Given instruction -
State the number of lines in these records holding "chart". Say nothing more.

Records provided -
------------------------------
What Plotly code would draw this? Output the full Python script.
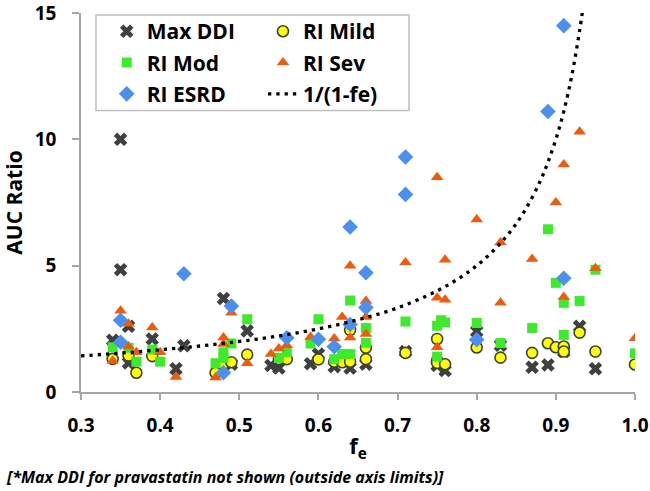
------------------------------
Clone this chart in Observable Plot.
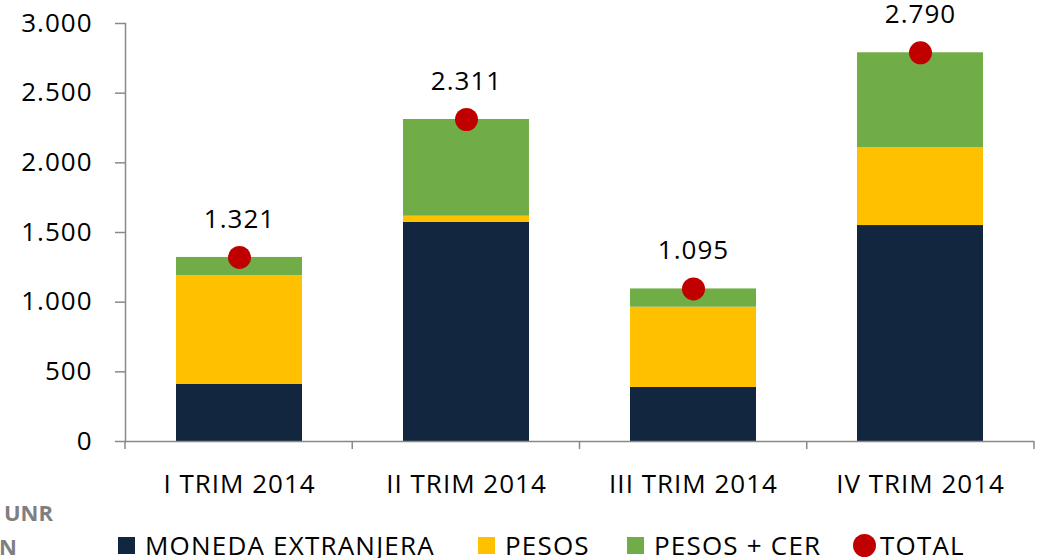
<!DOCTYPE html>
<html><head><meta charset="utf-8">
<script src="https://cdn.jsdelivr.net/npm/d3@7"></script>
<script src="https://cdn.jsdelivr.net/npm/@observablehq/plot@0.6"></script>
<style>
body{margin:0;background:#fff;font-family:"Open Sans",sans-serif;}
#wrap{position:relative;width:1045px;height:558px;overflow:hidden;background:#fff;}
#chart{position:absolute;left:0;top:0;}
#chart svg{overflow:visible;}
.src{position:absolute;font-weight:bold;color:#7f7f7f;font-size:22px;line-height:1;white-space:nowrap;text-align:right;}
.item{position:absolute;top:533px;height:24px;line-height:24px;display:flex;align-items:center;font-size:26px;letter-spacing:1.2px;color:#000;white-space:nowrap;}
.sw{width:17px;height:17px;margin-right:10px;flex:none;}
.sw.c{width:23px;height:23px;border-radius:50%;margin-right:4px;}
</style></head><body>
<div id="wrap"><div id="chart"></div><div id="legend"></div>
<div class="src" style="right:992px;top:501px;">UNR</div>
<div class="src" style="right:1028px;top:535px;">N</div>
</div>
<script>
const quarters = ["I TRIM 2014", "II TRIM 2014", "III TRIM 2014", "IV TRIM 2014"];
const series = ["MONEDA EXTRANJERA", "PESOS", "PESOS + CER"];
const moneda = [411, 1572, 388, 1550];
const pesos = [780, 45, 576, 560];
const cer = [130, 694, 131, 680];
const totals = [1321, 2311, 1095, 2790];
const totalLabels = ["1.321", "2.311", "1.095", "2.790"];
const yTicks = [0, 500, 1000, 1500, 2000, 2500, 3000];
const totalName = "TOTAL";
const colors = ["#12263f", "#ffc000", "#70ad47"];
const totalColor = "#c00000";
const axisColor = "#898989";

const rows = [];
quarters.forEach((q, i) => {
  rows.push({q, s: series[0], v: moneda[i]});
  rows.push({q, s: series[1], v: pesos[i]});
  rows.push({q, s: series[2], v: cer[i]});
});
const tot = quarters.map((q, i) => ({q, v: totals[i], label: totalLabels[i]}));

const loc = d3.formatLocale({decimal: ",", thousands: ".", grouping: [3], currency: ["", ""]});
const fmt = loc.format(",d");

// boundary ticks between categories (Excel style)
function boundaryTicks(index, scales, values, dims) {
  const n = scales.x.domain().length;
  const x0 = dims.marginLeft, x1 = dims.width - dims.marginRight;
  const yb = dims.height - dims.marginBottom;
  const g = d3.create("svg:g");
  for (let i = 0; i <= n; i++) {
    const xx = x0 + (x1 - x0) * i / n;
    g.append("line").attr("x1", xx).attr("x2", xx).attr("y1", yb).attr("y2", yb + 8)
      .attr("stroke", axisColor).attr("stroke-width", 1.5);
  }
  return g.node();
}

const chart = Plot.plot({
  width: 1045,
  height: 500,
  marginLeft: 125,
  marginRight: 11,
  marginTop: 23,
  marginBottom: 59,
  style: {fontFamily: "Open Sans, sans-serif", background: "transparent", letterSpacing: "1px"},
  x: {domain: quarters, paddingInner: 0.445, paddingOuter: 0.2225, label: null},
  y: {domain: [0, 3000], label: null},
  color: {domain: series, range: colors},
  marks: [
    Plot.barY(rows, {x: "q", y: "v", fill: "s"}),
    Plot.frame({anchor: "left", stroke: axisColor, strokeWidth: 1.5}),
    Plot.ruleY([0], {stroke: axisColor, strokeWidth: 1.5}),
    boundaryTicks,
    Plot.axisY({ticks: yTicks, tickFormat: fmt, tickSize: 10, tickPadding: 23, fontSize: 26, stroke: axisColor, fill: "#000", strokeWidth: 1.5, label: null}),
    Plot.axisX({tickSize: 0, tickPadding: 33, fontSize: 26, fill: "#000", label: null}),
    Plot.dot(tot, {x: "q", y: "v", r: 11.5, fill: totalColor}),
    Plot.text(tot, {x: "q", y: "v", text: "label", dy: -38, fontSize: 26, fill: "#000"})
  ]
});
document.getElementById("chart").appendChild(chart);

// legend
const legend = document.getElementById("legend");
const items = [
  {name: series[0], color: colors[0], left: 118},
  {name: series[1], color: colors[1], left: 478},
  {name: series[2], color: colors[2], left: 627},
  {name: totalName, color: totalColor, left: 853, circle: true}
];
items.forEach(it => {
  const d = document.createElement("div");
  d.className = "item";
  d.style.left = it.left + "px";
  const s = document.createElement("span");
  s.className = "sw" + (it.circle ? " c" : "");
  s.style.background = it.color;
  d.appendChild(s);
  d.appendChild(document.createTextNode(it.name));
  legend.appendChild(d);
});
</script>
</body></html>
------------------------------
Solution -
6